The euro and sterling held above key support levels at $1.11 and $1.26, respectively, also restraining the greenback's momentum, analysts said.
"With the U.S.-China trade situation, people don't want to do anything until there's a resolution," Joseph Trevisani, senior analyst at FX Street, said of this week's light volume and tight trading ranges.
In late U.S. trading, an index that tracks the dollar against six major currencies was down -0.01% at 98.151. It reached 98.371 a week ago, its strongest since May 2017.
The S&P 500 was down 0.08%, wiping out initial gains, while the benchmark 10-year U.S. Treasury note yield was 1.2 basis points lower at 2.224%, reversing an earlier rise.
The dollar index has increased 0.76% in May, putting it on track for four straight months of gains. Its strength has persisted even as traders have increased their bets on multiple rate cuts by the Federal Reserve.
The greenback will likely extend its monthly winning streak against the euro, which began in January. Signs of a sagging euro zone economy, together with worries about the rise of euro-sceptic political parties within EU member countries, have hurt the zone's common currency.
The euro was up 0.04% at $1.1135, within striking distance of $1.11055 hit a week ago, which was a two-year low. The dollar has also remained resilient against the yen, despite the risk-averse environment.
The greenback was 0.05% lower at 109.535 yen, staying above a two-week low set on Wednesday. Analysts said the yen, a safe-haven currency backed by Japan's status as the world's biggest creditor nation, remained relatively weak because of domestic demand for dollars.

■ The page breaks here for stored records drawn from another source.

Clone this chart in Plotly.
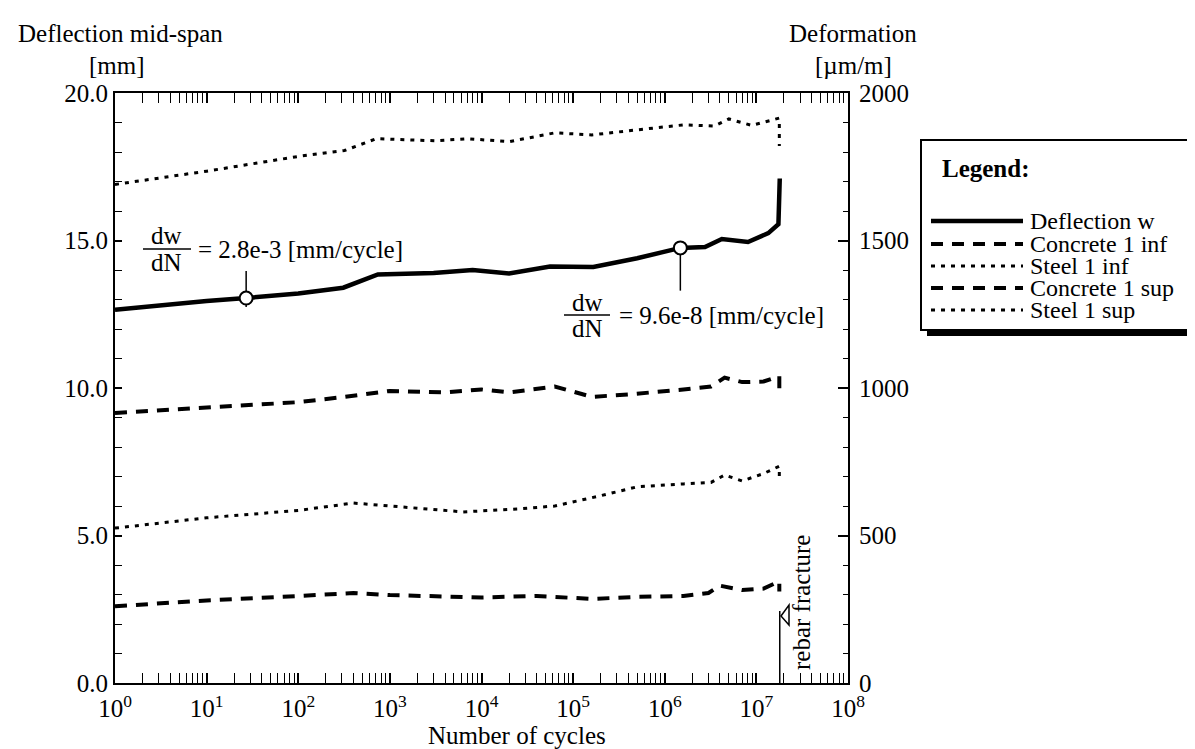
import plotly.graph_objects as go

# ---------------- data ----------------
# Deflection at mid-span [mm] vs number of cycles
defl_N = [1, 3, 10, 27, 100, 310, 740, 3000, 8000, 20000, 56000, 166000, 500000,
          1480000, 2750000, 4200000, 8100000, 13500000, 17400000, 18000000]
defl_w = [12.65, 12.8, 12.95, 13.05, 13.2, 13.4, 13.85, 13.9, 14.0, 13.88, 14.12, 14.1,
          14.4, 14.75, 14.78, 15.05, 14.95, 15.25, 15.55, 17.1]

# strains [um/m]
steel_inf_N = [1, 10, 100, 320, 710, 3200, 7100, 20000, 63000, 160000, 500000, 1600000,
               3500000, 5000000, 8900000, 15800000, 17800000, 17800000]
steel_inf_v = [1690, 1735, 1785, 1805, 1845, 1838, 1845, 1835, 1865, 1858, 1875, 1892,
               1888, 1912, 1890, 1910, 1915, 1820]

conc_sup_N = [1, 10, 100, 320, 1000, 4000, 10000, 20000, 63000, 160000, 400000, 1600000,
              3200000, 4500000, 7000000, 12000000, 17800000, 17800000]
conc_sup_v = [915, 935, 952, 970, 990, 985, 995, 985, 1005, 970, 978, 995, 1005, 1035,
              1020, 1022, 1040, 975]

steel_sup_N = [1, 10, 100, 400, 1600, 6300, 25000, 63000, 200000, 500000, 1600000,
               3200000, 4500000, 7000000, 12000000, 17800000, 17800000]
steel_sup_v = [525, 560, 585, 610, 595, 580, 590, 600, 635, 665, 675, 680, 705, 685, 710,
               735, 700]

conc_inf_N = [1, 10, 100, 400, 1000, 10000, 40000, 160000, 500000, 1600000, 3000000,
              4000000, 7000000, 12000000, 17800000, 17800000]
conc_inf_v = [260, 280, 295, 305, 298, 290, 295, 285, 292, 295, 305, 330, 315, 320, 345, 310]

# slope markers on the deflection curve
mark_N = [27, 1480000]
mark_w = [13.05, 14.75]
mark_top = [13.97, 14.75]
mark_bot = [12.75, 13.3]

fracture_N = 18000000
fracture_top = 2.44

x_tickvals = [10 ** k for k in range(9)]
x_ticktext = ["10<sup>%d</sup>" % k for k in range(9)]
x_minor = [m * 10 ** k for k in range(8) for m in range(2, 10)]
y_tickvals = [0, 5, 10, 15, 20]
y_ticktext = ["0.0", "5.0", "10.0", "15.0", "20.0"]
y2_tickvals = [0, 500, 1000, 1500, 2000]
y2_ticktext = ["0", "500", "1000", "1500", "2000"]

legend_items = [("Deflection w", "solid", 4.5),
                ("Concrete 1 inf", "12px,9px", 4),
                ("Steel 1 inf", "4px,6px", 3),
                ("Concrete 1 sup", "12px,9px", 4),
                ("Steel 1 sup", "4px,6px", 3)]

# ---------------- layout helpers (pixel -> paper) ----------------
W, H = 1195, 749
L, R, T, B = 107, 840, 85, 675
def px(x):
    return (x - L) / (R - L)
def py(y):
    return (B - y) / (B - T)

FONT = "Liberation Serif"
DASH = "12px,9px"
DOT = "4px,6px"

fig = go.Figure()

fig.add_trace(go.Scatter(x=steel_inf_N, y=steel_inf_v, yaxis="y2", mode="lines",
                         line=dict(color="black", width=3, dash=DOT), name="Steel 1 inf"))
fig.add_trace(go.Scatter(x=conc_sup_N, y=conc_sup_v, yaxis="y2", mode="lines",
                         line=dict(color="black", width=4, dash=DASH), name="Concrete 1 sup"))
fig.add_trace(go.Scatter(x=steel_sup_N, y=steel_sup_v, yaxis="y2", mode="lines",
                         line=dict(color="black", width=3, dash=DOT), name="Steel 1 sup"))
fig.add_trace(go.Scatter(x=conc_inf_N, y=conc_inf_v, yaxis="y2", mode="lines",
                         line=dict(color="black", width=4, dash=DASH), name="Concrete 1 inf"))
fig.add_trace(go.Scatter(x=defl_N, y=defl_w, mode="lines",
                         line=dict(color="black", width=4.5), name="Deflection w"))

for n, t, b in zip(mark_N, mark_top, mark_bot):
    fig.add_trace(go.Scatter(x=[n, n], y=[b, t], mode="lines",
                             line=dict(color="black", width=1.5), showlegend=False))
fig.add_trace(go.Scatter(x=mark_N, y=mark_w, mode="markers",
                         marker=dict(size=13, color="white", line=dict(color="black", width=2)),
                         showlegend=False))
fig.add_trace(go.Scatter(x=[fracture_N, fracture_N], y=[0, fracture_top], mode="lines",
                         line=dict(color="black", width=1.5), showlegend=False))

axis_common = dict(showline=True, linecolor="black", linewidth=2, showgrid=False,
                   zeroline=False, ticks="inside", tickcolor="black",
                   tickfont=dict(family=FONT, size=25, color="black"))

fig.update_layout(
    width=W, height=H,
    margin=dict(l=L, r=W - R, t=T, b=H - B),
    paper_bgcolor="white", plot_bgcolor="white",
    showlegend=False,
    font=dict(family=FONT, size=25, color="black"),
    xaxis=dict(type="log", range=[0, 8], tickmode="array", tickvals=x_tickvals,
               ticktext=x_ticktext, ticklen=10, tickwidth=1.5, mirror="allticks",
               minor=dict(tickmode="array", tickvals=x_minor, ticks="inside",
                          ticklen=5, tickwidth=1.2, tickcolor="black"),
               ticklabelstandoff=2,
               **axis_common),
    yaxis=dict(range=[0, 20], tickmode="array", tickvals=y_tickvals, ticktext=y_ticktext,
               ticklen=7, tickwidth=1.5,
               minor=dict(tickmode="array", tickvals=list(range(1, 20)), ticks="inside",
                          ticklen=7, tickwidth=1.2, tickcolor="black"),
               **axis_common),
    yaxis2=dict(range=[0, 2000], overlaying="y", side="right", tickmode="array",
                tickvals=y2_tickvals, ticktext=y2_ticktext, ticklen=10, tickwidth=1.5,
                minor=dict(tickmode="array", tickvals=list(range(100, 2000, 100)),
                           ticks="inside", ticklen=5, tickwidth=1.2, tickcolor="black"),
                ticklabelstandoff=4,
                **axis_common),
)

ann = []
def text(x, y, s, xanchor="center", size=25, bold=False, angle=0):
    ann.append(dict(x=px(x), y=py(y), xref="paper", yref="paper", text=("<b>%s</b>" % s) if bold else s,
                    showarrow=False, xanchor=xanchor, yanchor="middle", textangle=angle,
                    font=dict(family=FONT, size=size, color="black")))

text(112, 25, "Deflection mid-span")
text(109, 58, "[mm]")
text(845, 25, "Deformation")
text(845, 57, "[µm/m]")
text(509, 727, "Number of cycles")

# slope annotations
text(158, 228, "dw")
text(158, 254, "dN")
text(188, 241, "= 2.8e-3 [mm/cycle]", xanchor="left")
text(579, 294, "dw")
text(579, 320, "dN")
text(609, 307, "= 9.6e-8 [mm/cycle]", xanchor="left")
text(793, 595, "rebar fracture", angle=-90)

shapes = []
def hline(x0, x1, y, width=1.5, dash="solid"):
    shapes.append(dict(type="line", xref="paper", yref="paper", x0=px(x0), x1=px(x1),
                       y0=py(y), y1=py(y), line=dict(color="black", width=width, dash=dash)))

hline(135, 183, 241)
hline(556, 602, 307)

# arrow head at rebar fracture
shapes.append(dict(type="path", xref="paper", yref="paper",
                   path="M %f,%f L %f,%f L %f,%f Z" % (px(773), py(608), px(781), py(597),
                                                       px(781), py(617)),
                   line=dict(color="black", width=1.5), fillcolor="white"))

# legend box with drop shadow
bx0, by0, bx1, by1 = 913, 132, 1181, 322
shapes.append(dict(type="rect", xref="paper", yref="paper", x0=px(bx0 + 6), x1=px(bx1 + 6),
                   y0=py(by0 + 6), y1=py(by1 + 6), fillcolor="black", line=dict(width=0)))
shapes.append(dict(type="rect", xref="paper", yref="paper", x0=px(bx0), x1=px(bx1),
                   y0=py(by0), y1=py(by1), fillcolor="white",
                   line=dict(color="black", width=2)))
text(932, 160, "Legend:", xanchor="left", bold=True)
row_y = [213, 236, 258, 280, 302]
for (name, dash, w), yy in zip(legend_items, row_y):
    hline(923, 1015, yy, width=w, dash=dash)
    text(1020, yy, name, xanchor="left", size=24)

fig.update_layout(annotations=ann, shapes=shapes)
fig.write_html("out.html")
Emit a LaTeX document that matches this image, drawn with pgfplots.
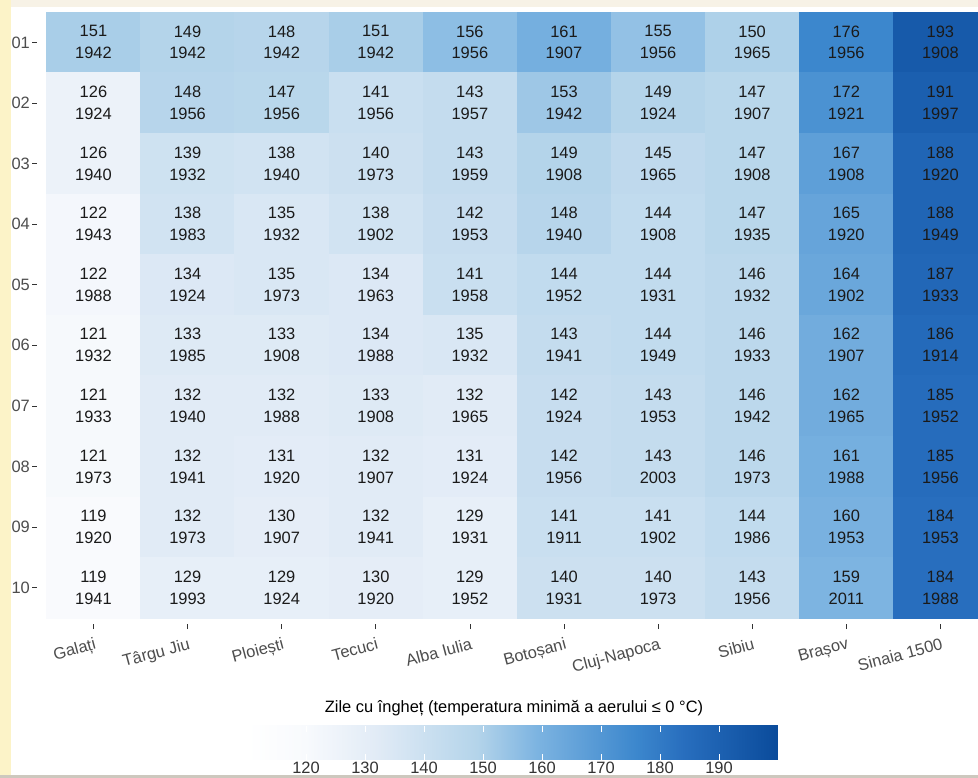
\documentclass[border=0pt]{standalone}
\usepackage{pgfplots}
\pgfplotsset{compat=1.18}
\usepackage{pgfplotstable}
\usepackage{fontspec}
\setmainfont{Liberation Sans}
\pgfkeys{/pgf/number format/assume math mode=true}

\definecolor{axtext}{HTML}{4D4D4D}
\definecolor{axtick}{HTML}{333333}
\definecolor{celltext}{HTML}{1A1A1A}
\definecolor{paperedge}{RGB}{252,243,200}
\definecolor{papertop}{RGB}{247,242,230}
\definecolor{paperbottom}{RGB}{205,200,190}

% Frost days: x = station, y = rank (01..10), v = number of days, yr = year
\pgfplotstableread{
x y v yr
0 1 151 1942
1 1 149 1942
2 1 148 1942
3 1 151 1942
4 1 156 1956
5 1 161 1907
6 1 155 1956
7 1 150 1965
8 1 176 1956
9 1 193 1908
0 2 126 1924
1 2 148 1956
2 2 147 1956
3 2 141 1956
4 2 143 1957
5 2 153 1942
6 2 149 1924
7 2 147 1907
8 2 172 1921
9 2 191 1997
0 3 126 1940
1 3 139 1932
2 3 138 1940
3 3 140 1973
4 3 143 1959
5 3 149 1908
6 3 145 1965
7 3 147 1908
8 3 167 1908
9 3 188 1920
0 4 122 1943
1 4 138 1983
2 4 135 1932
3 4 138 1902
4 4 142 1953
5 4 148 1940
6 4 144 1908
7 4 147 1935
8 4 165 1920
9 4 188 1949
0 5 122 1988
1 5 134 1924
2 5 135 1973
3 5 134 1963
4 5 141 1958
5 5 144 1952
6 5 144 1931
7 5 146 1932
8 5 164 1902
9 5 187 1933
0 6 121 1932
1 6 133 1985
2 6 133 1908
3 6 134 1988
4 6 135 1932
5 6 143 1941
6 6 144 1949
7 6 146 1933
8 6 162 1907
9 6 186 1914
0 7 121 1933
1 7 132 1940
2 7 132 1988
3 7 133 1908
4 7 132 1965
5 7 142 1924
6 7 143 1953
7 7 146 1942
8 7 162 1965
9 7 185 1952
0 8 121 1973
1 8 132 1941
2 8 131 1920
3 8 132 1907
4 8 131 1924
5 8 142 1956
6 8 143 2003
7 8 146 1973
8 8 161 1988
9 8 185 1956
0 9 119 1920
1 9 132 1973
2 9 130 1907
3 9 132 1941
4 9 129 1931
5 9 141 1911
6 9 141 1902
7 9 144 1986
8 9 160 1953
9 9 184 1953
0 10 119 1941
1 10 129 1993
2 10 129 1924
3 10 130 1920
4 10 129 1952
5 10 140 1931
6 10 140 1973
7 10 143 1956
8 10 159 2011
9 10 184 1988
}\frostdata

\begin{document}
\begin{tikzpicture}[x=1bp,y=1bp]
\useasboundingbox (0,0) rectangle (978,778);
\fill[white] (0,0) rectangle (978,778);
\fill[papertop] (0,771) rectangle (978,778);
\fill[paperedge] (0,0) rectangle (11,778);
\fill[paperbottom] (0,0) rectangle (978,3);

\begin{axis}[
  at={(37bp,154bp)}, anchor=south west,
  width=941bp, height=618bp, scale only axis,
  xmin=-0.6, xmax=9.4, ymin=0.4, ymax=10.6,
  y dir=reverse,
  axis x line*=bottom, axis y line*=left,
  axis line style={draw=none},
  tick align=outside,
  major tick length=5bp,
  tick style={axtick, line width=0.6bp},
  xtick={0,...,9},
  xticklabels={Galați, Târgu Jiu, Ploiești, Tecuci, Alba Iulia, Botoșani, Cluj-Napoca, Sibiu, Brașov, Sinaia 1500},
  ytick={1,...,10},
  yticklabels={01,02,03,04,05,06,07,08,09,10},
  xticklabel style={rotate=15, anchor=north east, font=\fontsize{16.5}{19}\selectfont, text=axtext, inner sep=2bp, yshift=-6bp},
  yticklabel style={font=\fontsize{16.5}{19}\selectfont, text=axtext, inner sep=2bp},
  colormap={frost}{
    rgb255(0)=(255,255,255)
    rgb255(10)=(248,250,253)
    rgb255(22)=(225,235,246)
    rgb255(39)=(180,212,234)
    rgb255(49)=(125,180,225)
    rgb255(66)=(60,135,205)
    rgb255(74)=(40,110,190)
    rgb255(90)=(10,75,155)
  },
  point meta min=110, point meta max=200,
  colorbar horizontal,
  colorbar/width=34bp,
  colorbar style={
    at={(0.2232,-0.165)}, anchor=north west,
    width=531bp, height=34bp, scale only axis,
    y dir=normal,
    xtick={120,130,...,190},
    xtick pos=both, xticklabel pos=lower,
    tick align=inside,
    major tick length=6bp,
    xtick style={white, line width=0.8bp},
    axis line style={draw=none},
    xticklabel style={rotate=0, anchor=north, font=\fontsize{16.5}{19}\selectfont, text=axtick, inner sep=2bp, yshift=0bp},
  },
]
\addplot[matrix plot*, mesh/cols=10, point meta=explicit]
  table[x=x, y=y, meta=v] {\frostdata};
\addplot[only marks, mark=none,
  point meta=explicit,
  visualization depends on={\thisrow{yr} \as \yearval},
  nodes near coords={\pgfmathprintnumber[fixed, precision=0]{\pgfplotspointmeta}\\\pgfmathprintnumber[fixed, precision=0, 1000 sep={}]{\yearval}},
  nodes near coords align=center,
  every node near coord/.append style={anchor=center, align=center,
    font=\fontsize{16.5}{22}\selectfont, text=celltext},
] table[x=x, y=y, meta=v] {\frostdata};
\end{axis}

\node[font=\fontsize{16.5}{19}\selectfont, text=black] at (514,70)
  {Zile cu îngheț (temperatura minimă a aerului ≤ 0 °C)};
\end{tikzpicture}
\end{document}
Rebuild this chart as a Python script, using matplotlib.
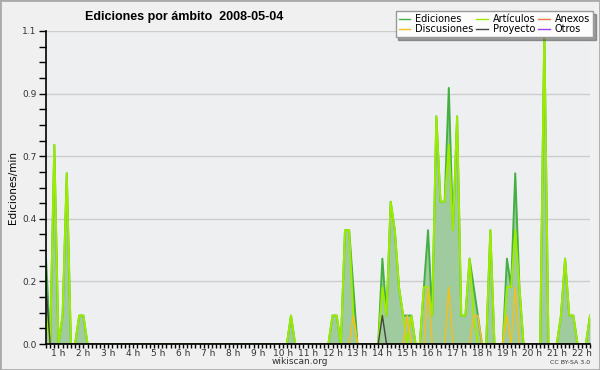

"As there's persistent yen selling and dollar buying from Japanese investors when the rate approaches the 109.10 yen per dollar level, it's not easy for the yen to rise above the 109 level," said Yukio Ishizuki, senior currency strategist at Daiwa Securities.
Sterling was poised for the biggest monthly drop against the dollar in a year as the imminent departure of Theresa May as prime minister deepened fears about a chaotic exit for Britain from the European Union.
On Thursday, the pound was 0.13% lower at $1.261, while the euro was up 0.17% at 88.31 pence.